_Task prompt_. In the lines below, output everything from the first line through the line containing "from matplotlib.patches import Patch" exactly as it is. Pictures are not part of the output.

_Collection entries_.
------------------------------

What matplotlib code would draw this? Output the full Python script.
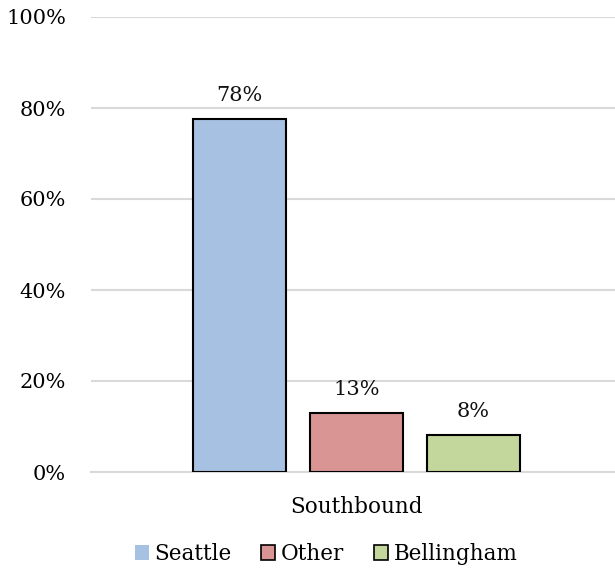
import matplotlib
matplotlib.use("Agg")
import matplotlib.pyplot as plt
from matplotlib.patches import Patch

categories = ["Southbound"]
series_names = ["Seattle", "Other", "Bellingham"]
values = [78, 13, 8]
bar_heights = [77.6, 13.0, 8.1]
colors = ["#a7c1e2", "#d99594", "#c3d69b"]
yticks = [0, 20, 40, 60, 80, 100]
ytick_labels = ["0%", "20%", "40%", "60%", "80%", "100%"]

plt.rcParams['font.family'] = ['DejaVu Serif']
FS = 15
FS2 = 15.5
W, H = 615, 573
fig = plt.figure(figsize=(W/100, H/100), dpi=100)
ax = fig.add_axes([91/W, (H-472)/H, (615-91)/W, (472-17)/H])

bw = 93/524
step = 117/524
center = 0.0
for i, (h, v, c) in enumerate(zip(bar_heights, values, colors)):
    x = center + (i-1)*step
    ax.bar(x, h, width=bw, color=c, edgecolor="black", linewidth=1.5, zorder=3)
    ax.text(x, h + 3.0, f"{v}%", ha="center", va="bottom", fontsize=FS, color="#111111")

ax.set_xlim(-0.5067, 0.4933)
ax.set_ylim(0, 100)
ax.set_yticks(yticks)
ax.set_yticklabels(ytick_labels, fontsize=FS)
ax.set_xticks([0])
ax.set_xticklabels(categories, fontsize=FS2)
ax.tick_params(axis='y', length=0, pad=18)
ax.tick_params(axis='x', length=0, pad=17)
ax.grid(axis='y', color="#d9d9d9", linewidth=1.5, zorder=0)
for s in ["top", "right", "left"]:
    ax.spines[s].set_visible(False)
ax.spines["bottom"].set_color("#d9d9d9")
ax.spines["bottom"].set_linewidth(1.5)

handles = [Patch(facecolor=colors[0], edgecolor="none"),
           Patch(facecolor=colors[1], edgecolor="black", linewidth=1.2),
           Patch(facecolor=colors[2], edgecolor="black", linewidth=1.2)]
fig.legend(handles, series_names, loc="center", bbox_to_anchor=(326/W, 1-554/H),
           ncol=3, frameon=False, fontsize=FS2, handlelength=0.65, handleheight=0.65,
           handletextpad=0.25, columnspacing=1.4)

fig.savefig("out.png", dpi=100)
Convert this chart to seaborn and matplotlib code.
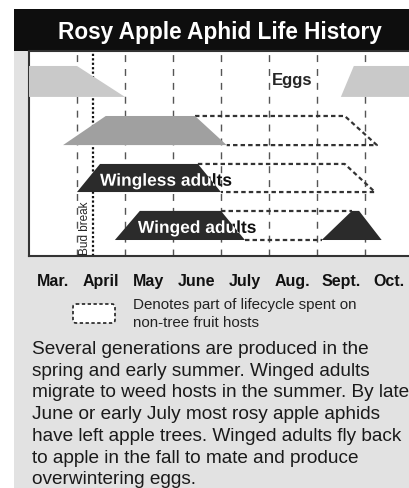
import numpy as np
import pandas as pd
import seaborn as sns
import matplotlib.pyplot as plt
from matplotlib.patches import Rectangle, FancyBboxPatch, PathPatch
from matplotlib.textpath import TextPath
from matplotlib.font_manager import FontProperties
from matplotlib.transforms import Affine2D

months = ["Mar.", "April", "May", "June", "July", "Aug.", "Sept.", "Oct."]
bud_break = 1.33  # months after Mar. 1

# shapes on apple: top start, top end, bottom start, bottom end (months after Mar. 1)
eggs_spring = [0.0, 1.0, 0.0, 2.0]
eggs_fall = [6.77, 8.0, 6.5, 8.0]
generations = [1.6, 3.46, 0.71, 4.12]
wingless = [1.48, 3.52, 1.0, 4.0]
winged_spring = [2.31, 4.0, 1.79, 4.5]
winged_fall = [6.73, 6.88, 6.1, 7.35]

# parts spent on non-tree hosts (dashed)
generations_off = [3.46, 6.58, 7.25, 4.12]  # top start, top end, bottom end, bottom start
wingless_off = [3.52, 6.58, 7.21, 4.0]
winged_off_top = [4.0, 6.73]
winged_off_bottom = [4.5, 6.1]

paragraph = [
    "Several generations are produced in the",
    "spring and early summer. Winged adults",
    "migrate to weed hosts in the summer. By late",
    "June or early July most rosy apple aphids",
    "have left apple trees. Winged adults fly back",
    "to apple in the fall to mate and produce",
    "overwintering eggs.",
]

# row levels (top, bottom)
rows = {"eggs": (9.27, 7.76), "gen": (6.83, 5.41), "wingless": (4.49, 3.12), "winged": (2.2, 0.78)}

sns.set_theme(style="white")
plt.rcParams['font.family'] = ['Liberation Sans', 'DejaVu Sans']

fig = plt.figure(figsize=(4.09, 4.89), dpi=100)

# background panel in pixel coordinates
bg = fig.add_axes([0, 0, 1, 1], zorder=0)
bg.add_patch(Rectangle((14, 10), 395, 479, color="#e2e2e2", lw=0))
bg.add_patch(Rectangle((14, 10), 395, 42, color="#0e0e0e", lw=0))
grad = np.linspace(0.2, 0.86, 100).reshape(-1, 1)
bg.imshow(grad, cmap="gray", vmin=0, vmax=1, extent=(14, 29, 257, 52), aspect="auto")
bg.set_xlim(0, 409)
bg.set_ylim(489, 0)
bg.axis("off")
bg.text(220, 32, "Rosy Apple Aphid Life History", color="white", fontsize=16.3,
        fontweight="bold", ha="center", va="center")
bg.add_patch(FancyBboxPatch((74, 306), 40, 17, boxstyle="round,pad=1,rounding_size=3",
                            fc="white", ec="#222222", lw=1.2, ls=(0, (2, 1.5))))
bg.text(133, 305, "Denotes part of lifecycle spent on", fontsize=10.9, va="center", color="#222222")
bg.text(133, 323, "non-tree fruit hosts", fontsize=10.9, va="center", color="#222222")
bg.text(32, 341, "\n".join(paragraph), fontsize=13.7, va="top", ha="left",
        linespacing=1.365, color="#1a1a1a")

# main chart
ax = fig.add_axes([29 / 409, (489 - 257) / 489, 380 / 409, 205 / 489], zorder=1)
ax.set_facecolor("white")
ax.set_xlim(0, 7.92)
ax.set_ylim(0, 10)

for m in range(1, len(months)):
    ax.axvline(m, color="#555555", lw=1, ls=(0, (5, 5)), zorder=1)
ax.axvline(bud_break, color="#111111", lw=1.6, ls=(0, (1, 1)), zorder=1)


def trapezoid(shape, row, color):
    top, bot = rows[row]
    xs = [shape[2], shape[0], shape[1], shape[3]]
    ys = [bot, top, top, bot]
    return ax.fill(xs, ys, color=color, lw=0, zorder=3)[0]


trapezoid(eggs_spring, "eggs", "#c9c9c9")
trapezoid(eggs_fall, "eggs", "#c9c9c9")
trapezoid(generations, "gen", "#a0a0a0")
p_wingless = trapezoid(wingless, "wingless", "#2b2b2b")
p_winged = trapezoid(winged_spring, "winged", "#2b2b2b")
trapezoid(winged_fall, "winged", "#2b2b2b")

# dashed outlines
paths = []
for name, off, row in [("gen", generations_off, "gen"), ("wingless", wingless_off, "wingless")]:
    top, bot = rows[row]
    for x, y in zip(off, [top, top, bot, bot]):
        paths.append({"path": name, "x": x, "y": y})
for name, xs, level in [("wt", winged_off_top, 0), ("wb", winged_off_bottom, 1)]:
    for x in xs:
        paths.append({"path": name, "x": x, "y": rows["winged"][level]})
dash_df = pd.DataFrame(paths)
sns.lineplot(data=dash_df, x="x", y="y", units="path", estimator=None, sort=False,
             color="#333333", lw=1.6, ls=(0, (2, 1.4)), ax=ax, zorder=2)

# labels: white inside the shape, black where they run past it
ax.text(5.06, 8.6, "Eggs", fontsize=12, fontweight="bold", va="center", zorder=5)
bold = FontProperties(family="Liberation Sans", weight="bold")
size = 12.5
cap = TextPath((0, 0), "W", size=size, prop=bold).get_extents().height
for label, x, y, patch in [("Wingless adults", 1.48, 3.72, p_wingless),
                           ("Winged adults", 2.27, 1.42, p_winged)]:
    tp = TextPath((0, -cap / 2), label, size=size, prop=bold)
    ox, oy = ax.transData.transform((x, y))
    tr = Affine2D().scale(fig.dpi / 72).translate(ox, oy)
    ax.add_patch(PathPatch(tp, transform=tr, fc="#111111", lw=0, zorder=4))
    white = PathPatch(tp, transform=tr, fc="white", lw=0, zorder=5)
    ax.add_patch(white)
    white.set_clip_path(patch)
ax.text(1.17, 1.4, "Bud break", fontsize=8.5, rotation=90, ha="center", va="center", zorder=5)

ax.set_xticks(np.arange(len(months)) + 0.5)
ax.set_xticklabels(months, fontweight="bold", fontsize=11.5, color="#111111")
ax.tick_params(axis="x", length=0, pad=12)
ax.set_yticks([])
ax.set_xlabel("")
ax.set_ylabel("")
for side in ["left", "bottom", "top"]:
    ax.spines[side].set_color("#333333")
    ax.spines[side].set_linewidth(1.5)
ax.spines["right"].set_visible(False)

fig.savefig("out.png", dpi=100)
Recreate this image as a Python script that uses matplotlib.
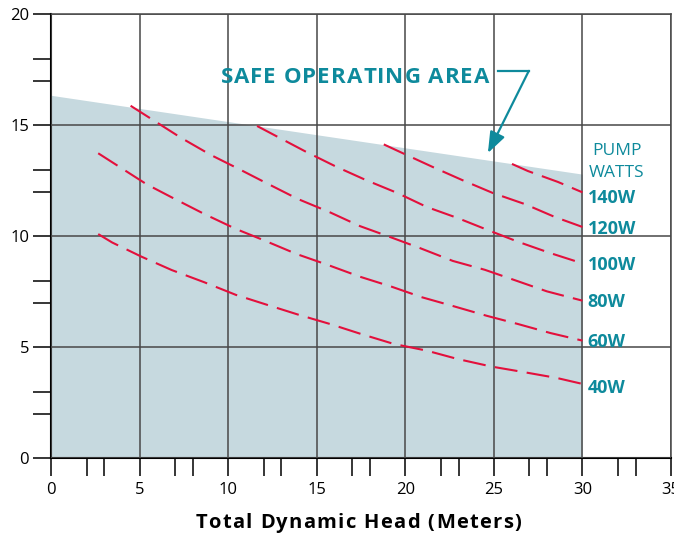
import numpy as np
import matplotlib.pyplot as plt
from matplotlib.font_manager import FontProperties, findfont, get_font

# safe operating area (top edge of the shaded region)
area_x = [0, 30]
area_top = [16.35, 12.8]

# pump curves
x_140w = [26.02, 26.92, 28.61, 30]
y_140w = [13.26, 12.94, 12.45, 11.98]

x_120w = [18.78, 19.86, 21.55, 23.19, 24.94, 26.75, 28.44, 30]
y_120w = [14.14, 13.74, 13.12, 12.54, 11.95, 11.45, 10.87, 10.42]

x_100w = [11.62, 14.38, 16.08, 17.75, 19.52, 21.21, 22.96, 24.66, 26.41, 28.16, 30]
y_100w = [14.97, 13.81, 13.14, 12.54, 11.96, 11.32, 10.82, 10.28, 9.74, 9.25, 8.78]

x_80w = [4.48, 7.32, 9.02, 10.6, 12.24, 13.93, 15.74, 17.43, 19.13, 20.82, 22.68, 24.49, 26.3, 27.99, 30]
y_80w = [15.88, 14.44, 13.66, 13.03, 12.36, 11.68, 11.08, 10.46, 9.97, 9.47, 8.89, 8.49, 7.99, 7.52, 7.1]

x_60w = [2.65, 5.39, 6.98, 8.68, 10.43, 12.07, 13.86, 15.62, 17.43, 19.22, 20.95, 22.68, 24.59, 26.35, 28.2, 30]
y_60w = [13.74, 12.34, 11.68, 10.99, 10.33, 9.80, 9.20, 8.71, 8.18, 7.73, 7.25, 6.86, 6.42, 6.05, 5.64, 5.30]

x_40w = [2.65, 3.44, 5.10, 6.80, 8.64, 10.43, 12.2, 13.99, 15.74, 17.53, 19.35, 21.2, 22.96, 24.87, 26.63, 28.54, 30]
y_40w = [10.10, 9.72, 9.08, 8.48, 7.93, 7.36, 6.91, 6.46, 6.05, 5.59, 5.15, 4.85, 4.47, 4.13, 3.89, 3.62, 3.35]

watts = ['140W', '120W', '100W', '80W', '60W', '40W']
curves = [(x_140w, y_140w), (x_120w, y_120w), (x_100w, y_100w),
          (x_80w, y_80w), (x_60w, y_60w), (x_40w, y_40w)]

major_ticks = [0, 5, 10, 15, 20, 25, 30, 35]
x_minor = [2, 3, 7, 8, 12, 13, 17, 18, 22, 23, 27, 28, 32, 33]
y_minor = [2, 3, 7, 8, 12, 13, 17, 18]

TEAL = '#0e8a9c'
RED = '#e3103c'
FILL = '#c6d9df'
GRID = '#484848'
FONT = 'Open Sans'


def spaced_text(ax, x, y, s, size, track, color, coords='data'):
    # draw bold text letter by letter so the letter spacing can be widened
    fp = FontProperties(family=FONT, weight='bold', size=size)
    font = get_font(findfont(fp))
    font.set_size(size, 72)
    adv = [font.load_char(ord(c)).linearHoriAdvance / 65536 for c in s]
    pos = -(sum(adv) + track * (len(s) - 1)) / 2
    for c, a in zip(s, adv):
        ax.annotate(c, (x, y), xycoords=coords, xytext=(pos, 0), textcoords='offset points',
                    ha='left', va='baseline', fontproperties=fp, color=color,
                    annotation_clip=False)
        pos += a + track


plt.rcParams['font.family'] = FONT

fig = plt.figure(figsize=(6.74, 5.36), dpi=100)
ax = fig.add_axes([0.0761, 0.145, 0.9194, 0.8283])

ax.fill_between(area_x, 0, area_top, color=FILL, lw=0, zorder=1)

for xs, ys in curves:
    ax.plot(xs, ys, color=RED, lw=1.5, dashes=(11, 4.5), zorder=4)

nudge = {'140W': -0.2, '40W': -0.12}
for lab, (xs, ys) in zip(watts, curves):
    ax.text(30.3, ys[-1] - 0.3 + nudge.get(lab, 0), lab, color=TEAL, fontsize=13,
            fontweight='bold', ha='left', va='baseline', zorder=5)

ax.text(31.94, 13.66, 'PUMP', color=TEAL, fontsize=12.5, ha='center', va='baseline')
ax.text(31.94, 12.68, 'WATTS', color=TEAL, fontsize=12.5, ha='center', va='baseline')

spaced_text(ax, 17.15, 16.89, 'SAFE OPERATING AREA', 16, 0.75, TEAL)
ax.plot([25.22, 26.97], [17.45, 17.45], color=TEAL, lw=1.6, zorder=5)
ax.annotate('', xy=(24.66, 13.75), xytext=(26.97, 17.45),
            arrowprops=dict(arrowstyle='-|>,head_length=0.8,head_width=0.3',
                            color=TEAL, lw=1.6, shrinkA=0, shrinkB=0, mutation_scale=16),
            zorder=5)

spaced_text(ax, 0.4955, -0.157, 'Total Dynamic Head (Meters)', 14.5, 0.95, 'black',
            coords='axes fraction')

ax.set_xlim(0, 35)
ax.set_ylim(0, 20)
ax.set_xticks(major_ticks)
ax.set_yticks(major_ticks[:5])
ax.set_xticks(x_minor, minor=True)
ax.set_yticks(y_minor, minor=True)
ax.grid(True, which='major', color=GRID, lw=1.1, zorder=2)
ax.set_axisbelow(False)
for ln in ax.get_xgridlines() + ax.get_ygridlines():
    ln.set_zorder(2)

ax.tick_params(which='both', direction='out', length=13, width=1.1, color='black',
               labelsize=12, pad=3)
ax.tick_params(axis='x', which='major', pad=4)

ax.spines['left'].set_linewidth(1.5)
ax.spines['bottom'].set_linewidth(1.5)
ax.spines['left'].set_color('black')
ax.spines['bottom'].set_color('black')
for side in ['top', 'right']:
    ax.spines[side].set_color(GRID)
    ax.spines[side].set_linewidth(1.1)

fig.savefig('out.png', dpi=100)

------------------------------

_Result below_.
What matplotlib code would draw this? Output the full Python script.
import matplotlib
matplotlib.use("Agg")
import matplotlib.pyplot as plt
from matplotlib.patches import Patch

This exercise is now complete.